__EXERCISE INPUTS__:
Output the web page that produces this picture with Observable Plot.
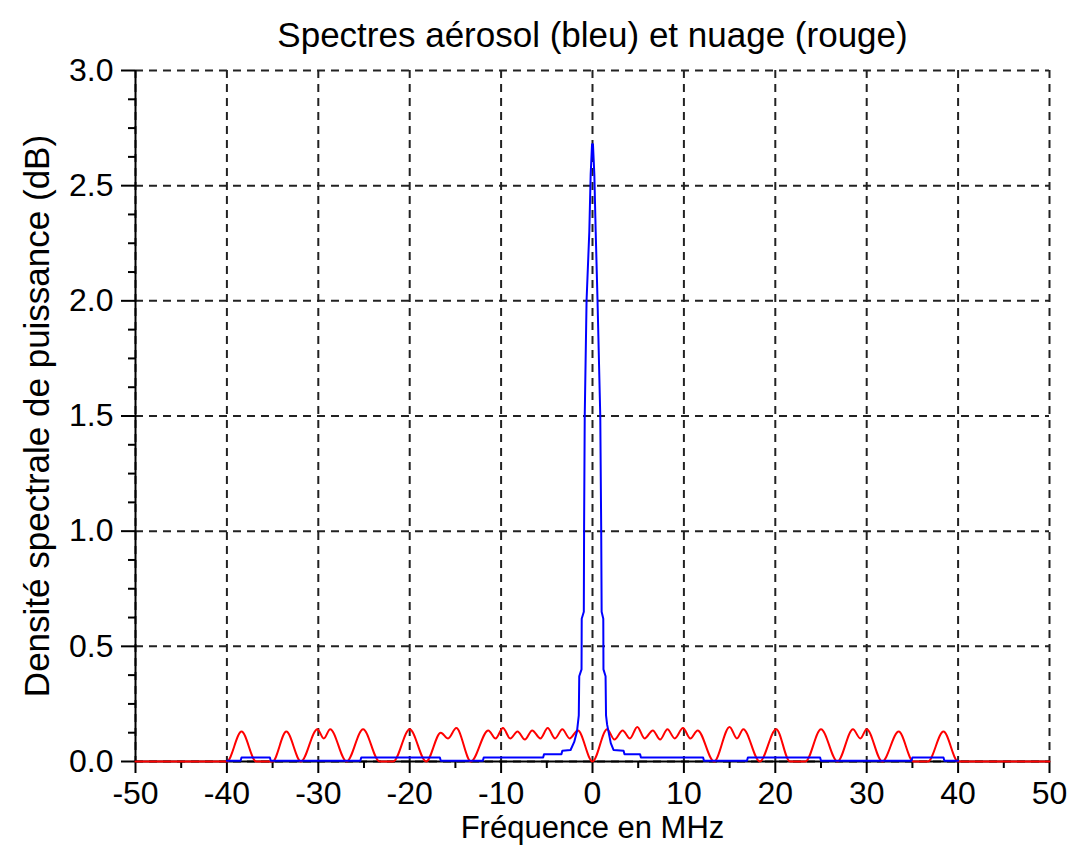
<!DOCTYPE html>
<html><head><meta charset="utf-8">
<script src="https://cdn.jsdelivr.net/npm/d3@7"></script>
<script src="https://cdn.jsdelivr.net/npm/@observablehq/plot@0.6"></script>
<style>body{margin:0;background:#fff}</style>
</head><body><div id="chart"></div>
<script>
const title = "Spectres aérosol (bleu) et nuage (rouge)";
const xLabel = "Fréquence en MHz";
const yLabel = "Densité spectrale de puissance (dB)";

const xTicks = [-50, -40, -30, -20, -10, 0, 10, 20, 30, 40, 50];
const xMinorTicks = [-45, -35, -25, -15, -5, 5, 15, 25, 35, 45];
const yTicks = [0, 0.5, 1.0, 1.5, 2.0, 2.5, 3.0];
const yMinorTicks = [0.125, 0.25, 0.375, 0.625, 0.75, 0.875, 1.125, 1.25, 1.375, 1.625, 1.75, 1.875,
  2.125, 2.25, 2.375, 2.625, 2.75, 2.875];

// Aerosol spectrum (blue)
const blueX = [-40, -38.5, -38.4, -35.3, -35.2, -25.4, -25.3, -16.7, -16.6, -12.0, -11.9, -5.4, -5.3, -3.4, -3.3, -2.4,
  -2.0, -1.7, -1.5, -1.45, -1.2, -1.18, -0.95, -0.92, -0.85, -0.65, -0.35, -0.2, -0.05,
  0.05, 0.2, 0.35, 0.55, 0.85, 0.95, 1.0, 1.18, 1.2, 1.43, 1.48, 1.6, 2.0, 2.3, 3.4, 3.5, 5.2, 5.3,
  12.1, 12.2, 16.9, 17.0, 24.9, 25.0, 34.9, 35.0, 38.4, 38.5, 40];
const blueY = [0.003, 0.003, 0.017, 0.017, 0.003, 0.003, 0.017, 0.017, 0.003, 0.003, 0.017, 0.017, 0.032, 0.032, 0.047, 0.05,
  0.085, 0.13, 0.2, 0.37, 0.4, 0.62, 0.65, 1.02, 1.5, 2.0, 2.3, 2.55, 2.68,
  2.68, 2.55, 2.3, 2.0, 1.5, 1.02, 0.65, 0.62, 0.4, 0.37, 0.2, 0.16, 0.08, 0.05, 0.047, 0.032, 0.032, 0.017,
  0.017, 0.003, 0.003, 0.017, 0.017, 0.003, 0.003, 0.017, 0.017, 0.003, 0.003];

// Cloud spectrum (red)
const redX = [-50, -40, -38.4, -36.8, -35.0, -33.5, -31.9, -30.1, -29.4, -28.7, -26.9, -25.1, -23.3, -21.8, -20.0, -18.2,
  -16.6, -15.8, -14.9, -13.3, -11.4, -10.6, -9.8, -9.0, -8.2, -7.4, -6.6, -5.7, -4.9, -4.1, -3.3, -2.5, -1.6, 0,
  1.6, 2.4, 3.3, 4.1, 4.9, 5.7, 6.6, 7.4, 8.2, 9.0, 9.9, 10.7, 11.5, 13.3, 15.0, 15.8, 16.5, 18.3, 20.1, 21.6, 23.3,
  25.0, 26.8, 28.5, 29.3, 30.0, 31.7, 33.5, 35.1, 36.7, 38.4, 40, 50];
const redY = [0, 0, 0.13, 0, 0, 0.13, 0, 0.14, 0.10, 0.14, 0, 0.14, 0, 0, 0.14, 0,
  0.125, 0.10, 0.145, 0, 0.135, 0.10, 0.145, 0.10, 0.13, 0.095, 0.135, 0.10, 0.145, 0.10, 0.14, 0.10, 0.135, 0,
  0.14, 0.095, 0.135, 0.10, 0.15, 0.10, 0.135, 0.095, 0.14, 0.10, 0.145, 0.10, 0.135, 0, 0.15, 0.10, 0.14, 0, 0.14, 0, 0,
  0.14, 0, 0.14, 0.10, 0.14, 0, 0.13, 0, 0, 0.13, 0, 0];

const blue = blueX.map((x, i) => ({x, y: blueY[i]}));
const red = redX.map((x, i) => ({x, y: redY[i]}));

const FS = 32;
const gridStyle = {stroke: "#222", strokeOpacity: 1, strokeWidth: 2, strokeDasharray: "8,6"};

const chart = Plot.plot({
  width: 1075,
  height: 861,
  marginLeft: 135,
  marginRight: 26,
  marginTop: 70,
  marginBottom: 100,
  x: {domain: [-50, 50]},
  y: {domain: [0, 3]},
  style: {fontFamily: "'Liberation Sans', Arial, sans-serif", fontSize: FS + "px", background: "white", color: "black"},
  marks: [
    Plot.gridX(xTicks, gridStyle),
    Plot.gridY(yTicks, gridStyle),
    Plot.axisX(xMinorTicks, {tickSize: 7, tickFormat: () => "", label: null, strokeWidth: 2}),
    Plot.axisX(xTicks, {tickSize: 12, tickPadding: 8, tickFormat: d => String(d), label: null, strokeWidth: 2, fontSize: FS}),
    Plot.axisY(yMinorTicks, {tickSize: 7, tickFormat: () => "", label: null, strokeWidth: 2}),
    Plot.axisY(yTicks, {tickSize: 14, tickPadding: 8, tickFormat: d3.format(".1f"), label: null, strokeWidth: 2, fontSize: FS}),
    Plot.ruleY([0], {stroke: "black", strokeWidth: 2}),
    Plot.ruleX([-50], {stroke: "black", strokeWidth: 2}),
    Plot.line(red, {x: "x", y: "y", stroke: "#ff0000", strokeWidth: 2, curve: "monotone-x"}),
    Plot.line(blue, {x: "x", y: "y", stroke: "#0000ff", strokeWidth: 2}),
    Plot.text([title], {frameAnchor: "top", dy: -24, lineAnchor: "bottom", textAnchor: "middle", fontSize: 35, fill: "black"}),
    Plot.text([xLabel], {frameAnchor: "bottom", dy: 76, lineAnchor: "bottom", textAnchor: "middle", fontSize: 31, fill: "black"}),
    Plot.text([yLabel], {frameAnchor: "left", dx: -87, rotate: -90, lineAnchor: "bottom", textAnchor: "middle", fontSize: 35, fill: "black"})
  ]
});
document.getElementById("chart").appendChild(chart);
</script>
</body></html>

* * *

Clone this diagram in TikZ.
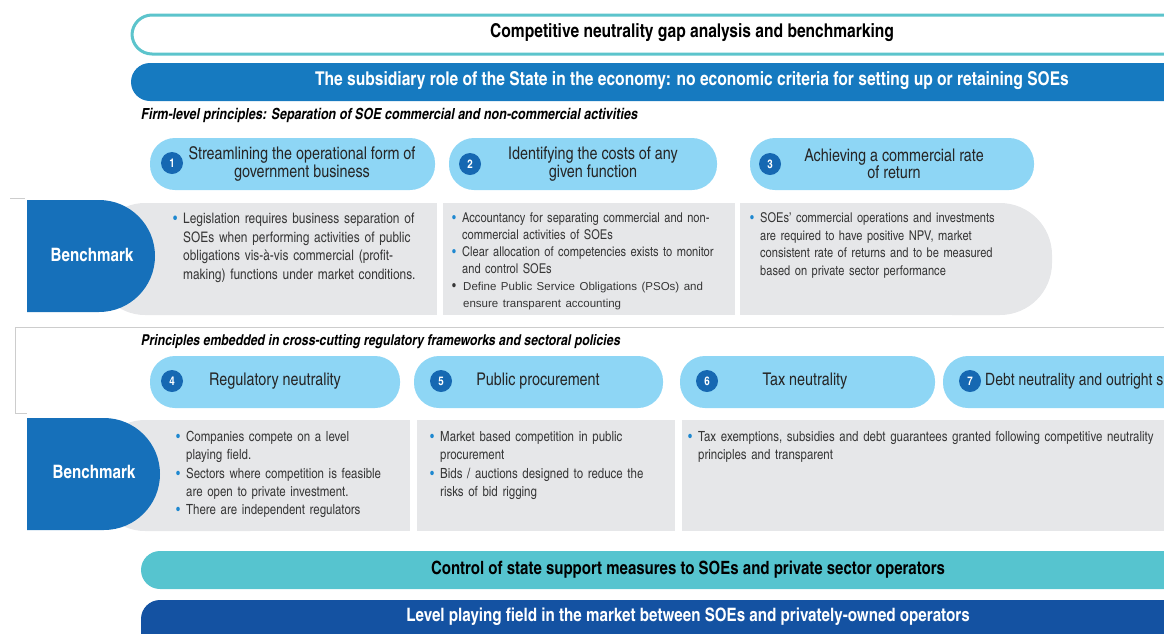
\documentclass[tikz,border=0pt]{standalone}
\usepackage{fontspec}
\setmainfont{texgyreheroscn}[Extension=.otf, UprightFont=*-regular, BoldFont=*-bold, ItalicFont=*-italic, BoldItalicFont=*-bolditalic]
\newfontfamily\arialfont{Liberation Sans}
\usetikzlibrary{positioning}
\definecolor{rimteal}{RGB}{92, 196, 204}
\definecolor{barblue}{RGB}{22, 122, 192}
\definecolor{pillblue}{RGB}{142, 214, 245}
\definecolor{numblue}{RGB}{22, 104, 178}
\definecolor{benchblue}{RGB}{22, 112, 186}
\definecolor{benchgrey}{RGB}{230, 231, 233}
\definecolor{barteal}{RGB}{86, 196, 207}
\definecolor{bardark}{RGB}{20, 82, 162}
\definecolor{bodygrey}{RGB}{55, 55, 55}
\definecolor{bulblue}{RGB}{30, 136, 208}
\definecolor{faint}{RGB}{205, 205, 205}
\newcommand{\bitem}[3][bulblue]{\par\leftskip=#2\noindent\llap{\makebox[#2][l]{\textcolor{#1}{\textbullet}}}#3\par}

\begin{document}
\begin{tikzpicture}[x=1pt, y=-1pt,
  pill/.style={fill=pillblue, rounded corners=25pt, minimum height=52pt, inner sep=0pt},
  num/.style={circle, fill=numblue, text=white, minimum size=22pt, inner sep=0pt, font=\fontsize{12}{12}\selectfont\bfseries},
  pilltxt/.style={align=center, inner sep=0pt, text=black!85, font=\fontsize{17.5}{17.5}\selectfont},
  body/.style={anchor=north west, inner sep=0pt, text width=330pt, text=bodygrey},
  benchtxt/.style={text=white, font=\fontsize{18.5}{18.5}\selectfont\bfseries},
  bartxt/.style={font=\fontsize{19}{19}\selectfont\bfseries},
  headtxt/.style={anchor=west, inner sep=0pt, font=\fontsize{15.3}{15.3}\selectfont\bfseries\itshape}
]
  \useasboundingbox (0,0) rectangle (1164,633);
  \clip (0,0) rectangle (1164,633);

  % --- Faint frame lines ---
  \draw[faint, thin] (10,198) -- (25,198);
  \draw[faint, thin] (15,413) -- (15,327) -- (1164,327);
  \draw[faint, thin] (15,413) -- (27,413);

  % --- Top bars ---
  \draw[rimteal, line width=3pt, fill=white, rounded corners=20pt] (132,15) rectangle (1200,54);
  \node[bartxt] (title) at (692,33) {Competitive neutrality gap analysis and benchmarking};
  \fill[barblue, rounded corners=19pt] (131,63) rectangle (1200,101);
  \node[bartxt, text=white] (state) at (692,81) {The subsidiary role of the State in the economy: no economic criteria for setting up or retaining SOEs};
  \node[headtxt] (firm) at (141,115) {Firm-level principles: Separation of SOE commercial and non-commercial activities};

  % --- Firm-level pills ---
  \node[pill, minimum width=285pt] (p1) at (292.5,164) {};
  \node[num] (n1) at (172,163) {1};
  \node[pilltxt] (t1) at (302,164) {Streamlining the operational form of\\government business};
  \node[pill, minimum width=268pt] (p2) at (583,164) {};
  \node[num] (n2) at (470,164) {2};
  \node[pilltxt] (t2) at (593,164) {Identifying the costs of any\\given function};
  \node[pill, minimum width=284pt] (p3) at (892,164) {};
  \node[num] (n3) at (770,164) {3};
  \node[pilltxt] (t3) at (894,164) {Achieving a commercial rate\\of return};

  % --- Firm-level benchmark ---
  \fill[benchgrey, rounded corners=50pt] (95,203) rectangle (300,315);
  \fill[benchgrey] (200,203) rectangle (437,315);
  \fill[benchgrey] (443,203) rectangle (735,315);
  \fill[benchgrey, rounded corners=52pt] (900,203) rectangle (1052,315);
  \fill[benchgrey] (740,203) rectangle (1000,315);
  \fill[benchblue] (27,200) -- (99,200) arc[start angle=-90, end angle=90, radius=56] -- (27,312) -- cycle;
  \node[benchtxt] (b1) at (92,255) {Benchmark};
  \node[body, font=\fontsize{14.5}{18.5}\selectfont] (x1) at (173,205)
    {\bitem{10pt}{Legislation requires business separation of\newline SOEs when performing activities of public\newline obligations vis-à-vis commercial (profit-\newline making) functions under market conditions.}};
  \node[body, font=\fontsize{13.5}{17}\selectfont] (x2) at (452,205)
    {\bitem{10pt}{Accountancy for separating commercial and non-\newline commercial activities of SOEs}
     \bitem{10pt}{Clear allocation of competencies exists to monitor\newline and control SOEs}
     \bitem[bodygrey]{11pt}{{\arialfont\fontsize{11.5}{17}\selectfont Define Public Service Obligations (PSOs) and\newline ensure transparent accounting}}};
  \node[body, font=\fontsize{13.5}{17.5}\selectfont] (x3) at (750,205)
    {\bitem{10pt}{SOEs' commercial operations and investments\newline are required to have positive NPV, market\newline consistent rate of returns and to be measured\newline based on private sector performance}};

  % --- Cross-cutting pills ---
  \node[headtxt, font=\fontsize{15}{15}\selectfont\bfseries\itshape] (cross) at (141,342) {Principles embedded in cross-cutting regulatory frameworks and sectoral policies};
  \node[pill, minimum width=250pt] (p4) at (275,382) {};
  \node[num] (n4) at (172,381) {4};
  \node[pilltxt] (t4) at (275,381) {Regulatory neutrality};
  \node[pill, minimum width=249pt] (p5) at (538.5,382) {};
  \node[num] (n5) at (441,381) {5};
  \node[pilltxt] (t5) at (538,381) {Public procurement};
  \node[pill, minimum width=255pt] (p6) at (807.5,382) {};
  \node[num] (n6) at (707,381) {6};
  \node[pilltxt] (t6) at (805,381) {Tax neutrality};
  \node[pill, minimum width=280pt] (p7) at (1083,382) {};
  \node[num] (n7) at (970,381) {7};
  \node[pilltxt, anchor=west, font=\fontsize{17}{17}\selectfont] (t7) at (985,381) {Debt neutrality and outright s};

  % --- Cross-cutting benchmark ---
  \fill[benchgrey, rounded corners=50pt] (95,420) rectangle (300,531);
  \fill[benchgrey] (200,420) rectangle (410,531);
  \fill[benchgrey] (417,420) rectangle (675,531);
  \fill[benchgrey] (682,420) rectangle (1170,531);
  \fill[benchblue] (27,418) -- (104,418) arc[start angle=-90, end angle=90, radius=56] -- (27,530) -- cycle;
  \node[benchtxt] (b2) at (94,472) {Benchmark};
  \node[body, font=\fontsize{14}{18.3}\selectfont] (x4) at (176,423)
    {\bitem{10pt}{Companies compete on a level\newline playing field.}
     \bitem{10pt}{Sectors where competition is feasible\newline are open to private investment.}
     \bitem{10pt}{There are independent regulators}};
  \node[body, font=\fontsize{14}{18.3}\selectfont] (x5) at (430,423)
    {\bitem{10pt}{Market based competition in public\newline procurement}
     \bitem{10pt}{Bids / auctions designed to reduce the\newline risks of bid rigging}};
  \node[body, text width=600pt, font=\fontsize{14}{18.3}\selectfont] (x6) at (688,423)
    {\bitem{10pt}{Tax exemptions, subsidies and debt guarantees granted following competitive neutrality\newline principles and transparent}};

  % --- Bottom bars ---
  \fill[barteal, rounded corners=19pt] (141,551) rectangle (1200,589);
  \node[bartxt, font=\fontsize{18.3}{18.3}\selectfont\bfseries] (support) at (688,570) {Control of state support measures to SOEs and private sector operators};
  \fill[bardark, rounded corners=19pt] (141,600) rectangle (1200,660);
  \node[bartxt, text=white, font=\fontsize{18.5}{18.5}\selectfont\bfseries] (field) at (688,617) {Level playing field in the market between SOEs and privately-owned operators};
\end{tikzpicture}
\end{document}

__GOAL OF THE EXERCISE__:
Check each line of the entries above, and show every one holding the word "this".

__CORRECT RESPONSE__:
Output the web page that produces this picture with Observable Plot.
Clone this diagram in TikZ.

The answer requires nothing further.